This project is to demonstrate ability to collect, work with, and clean a data set.
Following are the files associated with this project
- run_analysis.R
- Readme.md
- CodeBook.md
- Data for the project is obtained from https://d396qusza40orc.cloudfront.net/getdata%2Fprojectfiles%2FUCI%20HAR%20Dataset.zip
Description of source data is avaible in files README.txt and features_info.txt contained in above zip file.
Following are the steps to complete anaysis of this data.
- Extract above zip file to current working directory on r.
- Copy run_analysis.R to working directory.
- Load run_analysis.R source using source command.
- Run tidydata <- run_analysis() to start anaylsis.
- After completing anaysis 2 files are generated in the working directory.
- features.txt contains column names of the tidy data set.
- UCIHARTidyDataset.txt contains tidy data set with the average of each variable for each activity and each subject
- This fuction also returns this tidy data set in dataframe.
Following descrips logic used in analyzing data set for this project to generate Tidy data set
-
Activity labels are loaded from ./UCI HAR Dataset/activity_labels.txt
-
Features names are loaded from ./UCI HAR Dataset/features.txt
-
Regular expression is used to obtain ids of features that has mean() or std() in thier names.

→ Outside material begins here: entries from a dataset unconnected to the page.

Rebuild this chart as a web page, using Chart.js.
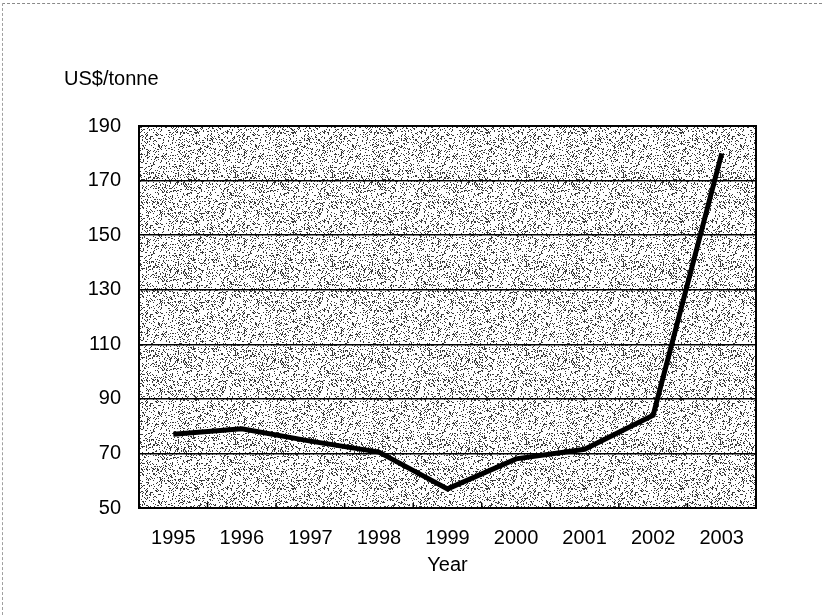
<!DOCTYPE html>
<html>
<head>
<meta charset="utf-8">
<script src="https://cdn.jsdelivr.net/npm/chart.js@4"></script>
<style>
  html, body { margin: 0; padding: 0; background: #fff; }
  .page { position: relative; width: 822px; height: 615px; }
  .scan-edge {
    position: absolute; left: 2px; top: 3px; right: 0; bottom: 0;
    border-top: 1px dashed #8a8a8a;
    border-left: 1px dashed #a0a0a0;
    pointer-events: none;
  }
  canvas { position: absolute; left: 0; top: 0; }
</style>
</head>
<body>
<div class="page">
  <canvas id="priceChart" width="822" height="615"></canvas>
  <div class="scan-edge"></div>
</div>
<script>
// data
const years = ['1995', '1996', '1997', '1998', '1999', '2000', '2001', '2002', '2003'];
const prices = [77, 79, 74.5, 70.5, 57, 68, 71.5, 84, 180];
const yMin = 50;
const yMax = 190;
const yStep = 20;

const FONT = "'Liberation Sans', Arial, sans-serif";

// stippled grey fill like the printed chart (fixed hash, not data)
function makeStipple() {
  const c = document.createElement('canvas');
  c.width = 97;
  c.height = 89;
  const g = c.getContext('2d');
  g.fillStyle = '#ffffff';
  g.fillRect(0, 0, c.width, c.height);
  g.fillStyle = '#3a3a3a';
  for (let y = 0; y < c.height; y++) {
    for (let x = 0; x < c.width; x++) {
      let h = (x * 374761393 + y * 668265263) | 0;
      h = Math.imul(h ^ (h >>> 13), 1274126177);
      h = (h ^ (h >>> 16)) >>> 0;
      if (h % 1000 < 200) g.fillRect(x, y, 1, 1);
    }
  }
  return c;
}

const stipplePlugin = {
  id: 'stipple',
  beforeDraw(chart) {
    const { ctx, chartArea: a } = chart;
    ctx.save();
    ctx.fillStyle = ctx.createPattern(makeStipple(), 'repeat');
    ctx.fillRect(a.left, a.top, a.right - a.left, a.bottom - a.top);
    ctx.restore();
  },
};

// unit label above the y axis and inward tick marks on the x axis
const extrasPlugin = {
  id: 'extras',
  afterDraw(chart) {
    const { ctx, chartArea: a } = chart;
    const x = chart.scales.x;
    ctx.save();
    ctx.fillStyle = '#000';
    ctx.font = '20px ' + FONT;
    ctx.textBaseline = 'alphabetic';
    ctx.textAlign = 'left';
    ctx.fillText('US$/tonne', 64, 85);

    ctx.strokeStyle = '#000';
    ctx.lineWidth = 1.5;
    for (let i = 1; i < years.length; i++) {
      const px = (x.getPixelForValue(i - 1) + x.getPixelForValue(i)) / 2;
      ctx.beginPath();
      ctx.moveTo(px, a.bottom);
      ctx.lineTo(px, a.bottom - 5);
      ctx.stroke();
    }
    ctx.lineWidth = 2;
    ctx.strokeRect(a.left, a.top, a.right - a.left, a.bottom - a.top);
    ctx.restore();
  },
};

new Chart(document.getElementById('priceChart'), {
  type: 'line',
  data: {
    labels: years,
    datasets: [
      {
        label: 'US$/tonne',
        data: prices,
        borderColor: '#000',
        borderWidth: 5,
        borderCapStyle: 'butt',
        borderJoinStyle: 'miter',
        pointRadius: 0,
        tension: 0,
        fill: false,
      },
    ],
  },
  options: {
    responsive: false,
    animation: false,
    layout: {
      padding: { top: 126, right: 66, bottom: 0, left: 0 },
    },
    plugins: {
      legend: { display: false },
      tooltip: { enabled: false },
    },
    scales: {
      x: {
        offset: true,
        grid: { display: false, offset: true },
        border: { display: true, color: '#000', width: 2 },
        ticks: {
          color: '#000',
          font: { family: FONT, size: 20 },
          padding: 10,
          maxRotation: 0,
        },
        title: {
          display: true,
          text: 'Year',
          color: '#000',
          font: { family: FONT, size: 20 },
          padding: { top: 0, bottom: 38 },
        },
        afterFit(scale) {
          scale.height = 107;
        },
      },
      y: {
        min: yMin,
        max: yMax,
        ticks: {
          stepSize: yStep,
          color: '#000',
          font: { family: FONT, size: 20 },
          padding: 18,
        },
        grid: {
          color: '#000',
          lineWidth: 1.5,
          drawTicks: false,
        },
        border: { display: true, color: '#000', width: 2 },
        afterFit(scale) {
          scale.width = 139;
        },
      },
    },
  },
  plugins: [stipplePlugin, extrasPlugin],
});
</script>
</body>
</html>
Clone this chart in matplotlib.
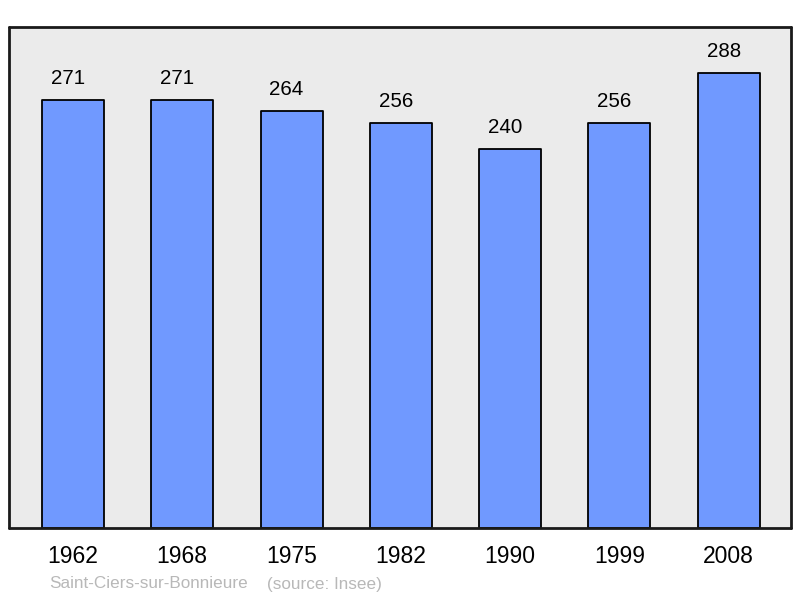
import matplotlib
matplotlib.use("Agg")
import matplotlib.pyplot as plt

years = ["1962", "1968", "1975", "1982", "1990", "1999", "2008"]
population = [271, 271, 264, 256, 240, 256, 288]
commune = "Saint-Ciers-sur-Bonnieure"
source = "(source: Insee)"

plt.rcParams['font.family'] = ['Liberation Sans', 'DejaVu Sans']

fig = plt.figure(figsize=(8.0, 5.98), dpi=100)
ax = fig.add_axes([9/800, 1 - 528/598, (791-9)/800, (528-27)/598])
ax.set_facecolor('#ebebeb')

x = list(range(len(years)))
bars = ax.bar(x, population, width=0.567, color='#7099ff', edgecolor='black',
              linewidth=1.3, zorder=2)
for b in bars:
    b.set_joinstyle('round')

for xi, v in zip(x, population):
    ax.annotate(str(v), (xi, v), xytext=(-5, 12), textcoords='offset pixels',
                ha='center', va='bottom', fontsize=14.8, color='black')

ax.set_xlim(-0.585, 6.57)
ax.set_ylim(0, 317)
ax.set_xticks(x)
ax.set_xticklabels(years, fontsize=16.5)
ax.tick_params(axis='x', length=0, pad=12)
ax.set_yticks([])
for s in ax.spines.values():
    s.set_linewidth(2)
    s.set_color('#1a1a1a')
    s.set_capstyle('round')

fig.text(49/800, 1 - 584/598, commune, fontsize=12.3, color='#b8b8b8', va='center', ha='left')
fig.text(267/800, 1 - 584/598, source, fontsize=12.3, color='#b8b8b8', va='center', ha='left')

fig.savefig("out.png", dpi=100)
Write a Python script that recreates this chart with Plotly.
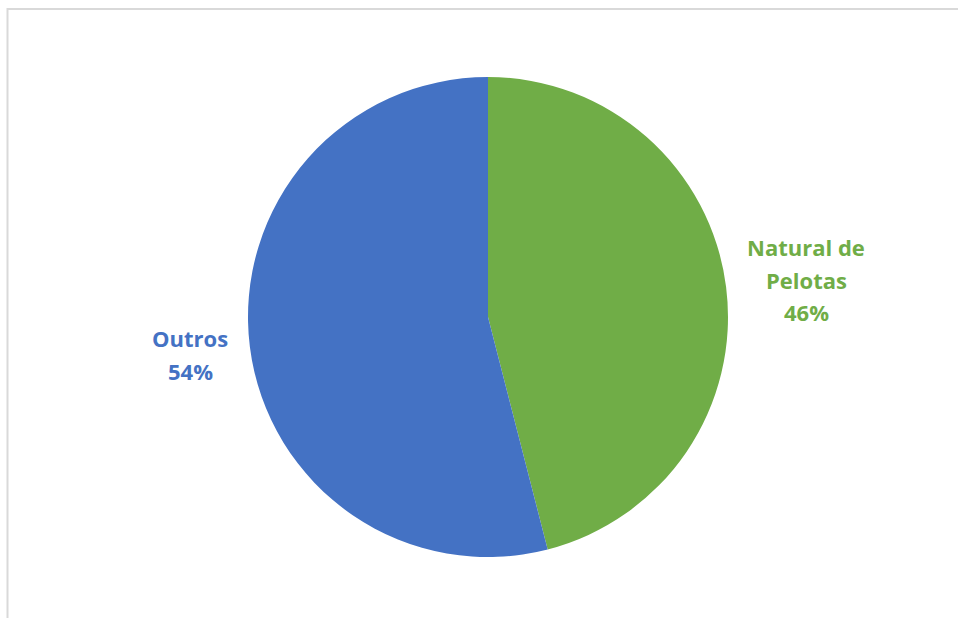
import plotly.graph_objects as go

labels = ["Natural de Pelotas", "Outros"]
values = [46, 54]
colors = ["#70AD47", "#4472C4"]
label_lines = [["Natural de", "Pelotas"], ["Outros"]]

W, H = 958, 618
total = sum(values)

fig = go.Figure(go.Pie(
    labels=labels, values=values, sort=False, direction="clockwise",
    rotation=0, marker=dict(colors=colors, line=dict(width=0)),
    textinfo="none", hoverinfo="label+percent", showlegend=False,
    domain=dict(x=[248 / W, 728 / W], y=[1 - 557 / H, 1 - 77 / H]),
))

# label block centres (pixels) and line spacing
centers = [(806, 247), (190, 338)]
line_h = 32.5
anns = []
for i, lines in enumerate(label_lines):
    pct = f"{round(values[i] / total * 100)}%"
    all_lines = lines + [pct]
    cx, cy = centers[i]
    for j, t in enumerate(all_lines):
        anns.append(dict(
            x=cx / W, y=1 - (cy + j * line_h) / H, xref="paper", yref="paper",
            text=f"<b>{t}</b>", showarrow=False, xanchor="center", yanchor="middle",
            font=dict(family="Open Sans", size=22, color=colors[i]),
        ))

shapes = [
    dict(type="line", xref="paper", yref="paper", x0=8 / W, x1=1, y0=1 - 9 / H, y1=1 - 9 / H,
         line=dict(color="#d9d9d9", width=2)),
    dict(type="line", xref="paper", yref="paper", x0=7.5 / W, x1=7.5 / W, y0=0, y1=1 - 8 / H,
         line=dict(color="#d9d9d9", width=2)),
]

fig.update_layout(
    width=W, height=H, margin=dict(l=0, r=0, t=0, b=0),
    paper_bgcolor="white", plot_bgcolor="white",
    annotations=anns, shapes=shapes,
)
fig.write_html("out.html")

These Ids are stored in meanStdIds.
-
Train and test data are loaded in various objects and finally merged to mssmartPhoneData. This data set now contains both train and test data for measurements on the mean and strandard deviation for each measurement. rbind and cbind functions are used to merge train and test datasets.
-
Activity descriptions are added as an aditional column using merge funciton. This is stored in data frame mssmartPhoneData.
-
ddply is used to generate tidy data set from mssmartPhoneData. resulted dataframe is stored in phoneDataAvg and contians average of each variable for each activity and each subject.
-
Both mssmartPhoneData amd phoneDataAvg data sets are labeled with variable names loaded from features.txt
-
Tidy dataset and its column names are outputed in files UCIHARTidyDataset.txt and features.txt
-
Dataframe is also retured by this fuction.